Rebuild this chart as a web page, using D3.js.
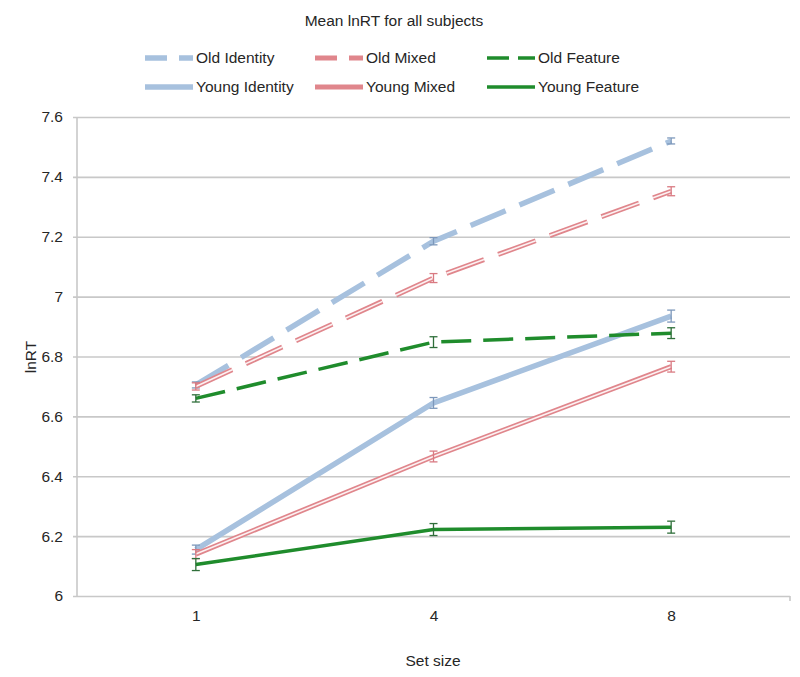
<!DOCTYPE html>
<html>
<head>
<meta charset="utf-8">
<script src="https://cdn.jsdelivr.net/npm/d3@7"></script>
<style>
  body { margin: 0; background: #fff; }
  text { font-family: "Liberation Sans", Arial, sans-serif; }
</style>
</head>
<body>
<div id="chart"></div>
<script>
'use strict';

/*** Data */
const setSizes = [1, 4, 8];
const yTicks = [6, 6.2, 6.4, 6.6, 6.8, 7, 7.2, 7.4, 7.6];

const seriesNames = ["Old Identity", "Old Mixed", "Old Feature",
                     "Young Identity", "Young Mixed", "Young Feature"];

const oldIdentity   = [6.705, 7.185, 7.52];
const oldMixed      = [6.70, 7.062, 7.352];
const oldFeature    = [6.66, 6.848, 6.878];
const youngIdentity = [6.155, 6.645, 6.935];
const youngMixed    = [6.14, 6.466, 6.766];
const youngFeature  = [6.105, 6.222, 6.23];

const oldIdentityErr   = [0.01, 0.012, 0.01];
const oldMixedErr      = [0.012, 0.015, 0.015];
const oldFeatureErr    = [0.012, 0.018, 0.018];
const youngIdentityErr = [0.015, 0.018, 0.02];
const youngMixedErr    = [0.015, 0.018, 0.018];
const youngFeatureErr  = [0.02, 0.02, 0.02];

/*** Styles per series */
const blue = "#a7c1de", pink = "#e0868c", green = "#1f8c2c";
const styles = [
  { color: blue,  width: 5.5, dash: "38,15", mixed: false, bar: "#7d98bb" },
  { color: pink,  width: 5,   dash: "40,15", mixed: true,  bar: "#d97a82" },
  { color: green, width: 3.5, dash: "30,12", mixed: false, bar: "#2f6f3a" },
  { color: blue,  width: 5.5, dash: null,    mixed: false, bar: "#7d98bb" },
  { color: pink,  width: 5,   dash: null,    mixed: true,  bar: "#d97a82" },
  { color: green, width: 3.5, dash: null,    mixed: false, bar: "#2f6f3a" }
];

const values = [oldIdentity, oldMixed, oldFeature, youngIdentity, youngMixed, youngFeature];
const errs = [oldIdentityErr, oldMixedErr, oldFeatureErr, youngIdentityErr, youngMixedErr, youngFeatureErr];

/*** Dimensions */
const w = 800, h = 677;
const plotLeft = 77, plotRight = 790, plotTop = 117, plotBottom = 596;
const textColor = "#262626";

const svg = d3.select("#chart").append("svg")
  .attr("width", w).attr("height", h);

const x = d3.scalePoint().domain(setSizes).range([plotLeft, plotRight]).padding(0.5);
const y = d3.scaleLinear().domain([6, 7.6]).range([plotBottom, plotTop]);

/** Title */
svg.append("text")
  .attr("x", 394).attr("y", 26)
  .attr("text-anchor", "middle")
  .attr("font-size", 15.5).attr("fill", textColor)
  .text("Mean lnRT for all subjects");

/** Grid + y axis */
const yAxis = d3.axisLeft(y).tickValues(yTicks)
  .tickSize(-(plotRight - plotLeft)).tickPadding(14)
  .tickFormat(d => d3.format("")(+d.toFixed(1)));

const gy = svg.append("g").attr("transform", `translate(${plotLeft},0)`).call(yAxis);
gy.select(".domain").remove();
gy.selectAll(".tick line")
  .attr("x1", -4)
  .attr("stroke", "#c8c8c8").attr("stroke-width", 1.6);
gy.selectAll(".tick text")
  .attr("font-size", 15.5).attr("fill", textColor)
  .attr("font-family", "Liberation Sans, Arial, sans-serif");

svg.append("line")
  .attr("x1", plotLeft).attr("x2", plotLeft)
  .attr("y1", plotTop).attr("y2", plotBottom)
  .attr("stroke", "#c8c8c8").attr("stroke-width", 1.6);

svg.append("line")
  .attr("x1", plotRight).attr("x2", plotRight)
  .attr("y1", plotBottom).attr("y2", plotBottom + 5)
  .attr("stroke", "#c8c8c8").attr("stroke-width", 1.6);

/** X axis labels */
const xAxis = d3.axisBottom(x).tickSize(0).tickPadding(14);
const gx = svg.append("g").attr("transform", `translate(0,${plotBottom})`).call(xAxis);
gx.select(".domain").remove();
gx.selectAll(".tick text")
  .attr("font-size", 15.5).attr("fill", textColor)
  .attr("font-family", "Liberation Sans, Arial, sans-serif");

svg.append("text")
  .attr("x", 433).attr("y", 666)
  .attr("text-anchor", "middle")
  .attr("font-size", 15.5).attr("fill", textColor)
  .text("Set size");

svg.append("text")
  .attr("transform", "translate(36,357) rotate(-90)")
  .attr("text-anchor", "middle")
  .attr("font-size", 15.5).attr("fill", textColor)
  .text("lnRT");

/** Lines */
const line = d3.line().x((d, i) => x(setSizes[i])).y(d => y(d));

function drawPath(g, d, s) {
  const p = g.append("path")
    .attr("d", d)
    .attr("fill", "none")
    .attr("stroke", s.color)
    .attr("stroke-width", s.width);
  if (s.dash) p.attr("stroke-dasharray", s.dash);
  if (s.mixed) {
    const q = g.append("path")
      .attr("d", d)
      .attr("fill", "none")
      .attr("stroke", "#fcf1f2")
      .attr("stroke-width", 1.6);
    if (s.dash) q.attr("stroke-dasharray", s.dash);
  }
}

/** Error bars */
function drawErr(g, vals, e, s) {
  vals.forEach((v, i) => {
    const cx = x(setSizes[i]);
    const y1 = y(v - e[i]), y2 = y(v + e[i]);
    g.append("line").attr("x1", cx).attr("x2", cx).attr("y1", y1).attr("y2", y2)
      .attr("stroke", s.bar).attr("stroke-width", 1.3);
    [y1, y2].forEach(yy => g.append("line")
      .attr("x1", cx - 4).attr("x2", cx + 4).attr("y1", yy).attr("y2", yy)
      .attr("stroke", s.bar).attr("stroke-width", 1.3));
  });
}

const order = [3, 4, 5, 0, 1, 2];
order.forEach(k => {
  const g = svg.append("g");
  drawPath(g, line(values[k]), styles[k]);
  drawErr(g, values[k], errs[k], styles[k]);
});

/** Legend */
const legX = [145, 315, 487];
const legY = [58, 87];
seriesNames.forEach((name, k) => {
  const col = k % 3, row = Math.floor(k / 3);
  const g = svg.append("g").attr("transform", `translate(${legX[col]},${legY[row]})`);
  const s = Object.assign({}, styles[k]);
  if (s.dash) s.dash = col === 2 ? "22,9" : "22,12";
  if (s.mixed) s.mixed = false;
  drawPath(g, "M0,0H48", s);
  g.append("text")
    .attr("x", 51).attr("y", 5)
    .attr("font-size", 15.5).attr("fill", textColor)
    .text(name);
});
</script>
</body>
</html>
______________________________
→ What is expected: Restate the data above word for word. Skip every picture.

→ Exercise solution:
Rebuild this chart as a web page, using D3.js.
<!DOCTYPE html>
<html>
<head>
<meta charset="utf-8">
<script src="https://cdn.jsdelivr.net/npm/d3@7"></script>
<style>
  body { margin: 0; background: #fff; }
  text { font-family: "Liberation Sans", Arial, sans-serif; }
</style>
</head>
<body>
<div id="chart"></div>
<script>
'use strict';

/*** Data */
const setSizes = [1, 4, 8];
const yTicks = [6, 6.2, 6.4, 6.6, 6.8, 7, 7.2, 7.4, 7.6];

const seriesNames = ["Old Identity", "Old Mixed", "Old Feature",
                     "Young Identity", "Young Mixed", "Young Feature"];

const oldIdentity   = [6.705, 7.185, 7.52];
const oldMixed      = [6.70, 7.062, 7.352];
const oldFeature    = [6.66, 6.848, 6.878];
const youngIdentity = [6.155, 6.645, 6.935];
const youngMixed    = [6.14, 6.466, 6.766];
const youngFeature  = [6.105, 6.222, 6.23];

const oldIdentityErr   = [0.01, 0.012, 0.01];
const oldMixedErr      = [0.012, 0.015, 0.015];
const oldFeatureErr    = [0.012, 0.018, 0.018];
const youngIdentityErr = [0.015, 0.018, 0.02];
const youngMixedErr    = [0.015, 0.018, 0.018];
const youngFeatureErr  = [0.02, 0.02, 0.02];

/*** Styles per series */
const blue = "#a7c1de", pink = "#e0868c", green = "#1f8c2c";
const styles = [
  { color: blue,  width: 5.5, dash: "38,15", mixed: false, bar: "#7d98bb" },
  { color: pink,  width: 5,   dash: "40,15", mixed: true,  bar: "#d97a82" },
  { color: green, width: 3.5, dash: "30,12", mixed: false, bar: "#2f6f3a" },
  { color: blue,  width: 5.5, dash: null,    mixed: false, bar: "#7d98bb" },
  { color: pink,  width: 5,   dash: null,    mixed: true,  bar: "#d97a82" },
  { color: green, width: 3.5, dash: null,    mixed: false, bar: "#2f6f3a" }
];

const values = [oldIdentity, oldMixed, oldFeature, youngIdentity, youngMixed, youngFeature];
const errs = [oldIdentityErr, oldMixedErr, oldFeatureErr, youngIdentityErr, youngMixedErr, youngFeatureErr];

/*** Dimensions */
const w = 800, h = 677;
const plotLeft = 77, plotRight = 790, plotTop = 117, plotBottom = 596;
const textColor = "#262626";

const svg = d3.select("#chart").append("svg")
  .attr("width", w).attr("height", h);

const x = d3.scalePoint().domain(setSizes).range([plotLeft, plotRight]).padding(0.5);
const y = d3.scaleLinear().domain([6, 7.6]).range([plotBottom, plotTop]);

/** Title */
svg.append("text")
  .attr("x", 394).attr("y", 26)
  .attr("text-anchor", "middle")
  .attr("font-size", 15.5).attr("fill", textColor)
  .text("Mean lnRT for all subjects");

/** Grid + y axis */
const yAxis = d3.axisLeft(y).tickValues(yTicks)
  .tickSize(-(plotRight - plotLeft)).tickPadding(14)
  .tickFormat(d => d3.format("")(+d.toFixed(1)));

const gy = svg.append("g").attr("transform", `translate(${plotLeft},0)`).call(yAxis);
gy.select(".domain").remove();
gy.selectAll(".tick line")
  .attr("x1", -4)
  .attr("stroke", "#c8c8c8").attr("stroke-width", 1.6);
gy.selectAll(".tick text")
  .attr("font-size", 15.5).attr("fill", textColor)
  .attr("font-family", "Liberation Sans, Arial, sans-serif");

svg.append("line")
  .attr("x1", plotLeft).attr("x2", plotLeft)
  .attr("y1", plotTop).attr("y2", plotBottom)
  .attr("stroke", "#c8c8c8").attr("stroke-width", 1.6);

svg.append("line")
  .attr("x1", plotRight).attr("x2", plotRight)
  .attr("y1", plotBottom).attr("y2", plotBottom + 5)
  .attr("stroke", "#c8c8c8").attr("stroke-width", 1.6);

/** X axis labels */
const xAxis = d3.axisBottom(x).tickSize(0).tickPadding(14);
const gx = svg.append("g").attr("transform", `translate(0,${plotBottom})`).call(xAxis);
gx.select(".domain").remove();
gx.selectAll(".tick text")
  .attr("font-size", 15.5).attr("fill", textColor)
  .attr("font-family", "Liberation Sans, Arial, sans-serif");

svg.append("text")
  .attr("x", 433).attr("y", 666)
  .attr("text-anchor", "middle")
  .attr("font-size", 15.5).attr("fill", textColor)
  .text("Set size");

svg.append("text")
  .attr("transform", "translate(36,357) rotate(-90)")
  .attr("text-anchor", "middle")
  .attr("font-size", 15.5).attr("fill", textColor)
  .text("lnRT");

/** Lines */
const line = d3.line().x((d, i) => x(setSizes[i])).y(d => y(d));

function drawPath(g, d, s) {
  const p = g.append("path")
    .attr("d", d)
    .attr("fill", "none")
    .attr("stroke", s.color)
    .attr("stroke-width", s.width);
  if (s.dash) p.attr("stroke-dasharray", s.dash);
  if (s.mixed) {
    const q = g.append("path")
      .attr("d", d)
      .attr("fill", "none")
      .attr("stroke", "#fcf1f2")
      .attr("stroke-width", 1.6);
    if (s.dash) q.attr("stroke-dasharray", s.dash);
  }
}

/** Error bars */
function drawErr(g, vals, e, s) {
  vals.forEach((v, i) => {
    const cx = x(setSizes[i]);
    const y1 = y(v - e[i]), y2 = y(v + e[i]);
    g.append("line").attr("x1", cx).attr("x2", cx).attr("y1", y1).attr("y2", y2)
      .attr("stroke", s.bar).attr("stroke-width", 1.3);
    [y1, y2].forEach(yy => g.append("line")
      .attr("x1", cx - 4).attr("x2", cx + 4).attr("y1", yy).attr("y2", yy)
      .attr("stroke", s.bar).attr("stroke-width", 1.3));
  });
}

const order = [3, 4, 5, 0, 1, 2];
order.forEach(k => {
  const g = svg.append("g");
  drawPath(g, line(values[k]), styles[k]);
  drawErr(g, values[k], errs[k], styles[k]);
});

/** Legend */
const legX = [145, 315, 487];
const legY = [58, 87];
seriesNames.forEach((name, k) => {
  const col = k % 3, row = Math.floor(k / 3);
  const g = svg.append("g").attr("transform", `translate(${legX[col]},${legY[row]})`);
  const s = Object.assign({}, styles[k]);
  if (s.dash) s.dash = col === 2 ? "22,9" : "22,12";
  if (s.mixed) s.mixed = false;
  drawPath(g, "M0,0H48", s);
  g.append("text")
    .attr("x", 51).attr("y", 5)
    .attr("font-size", 15.5).attr("fill", textColor)
    .text(name);
});
</script>
</body>
</html>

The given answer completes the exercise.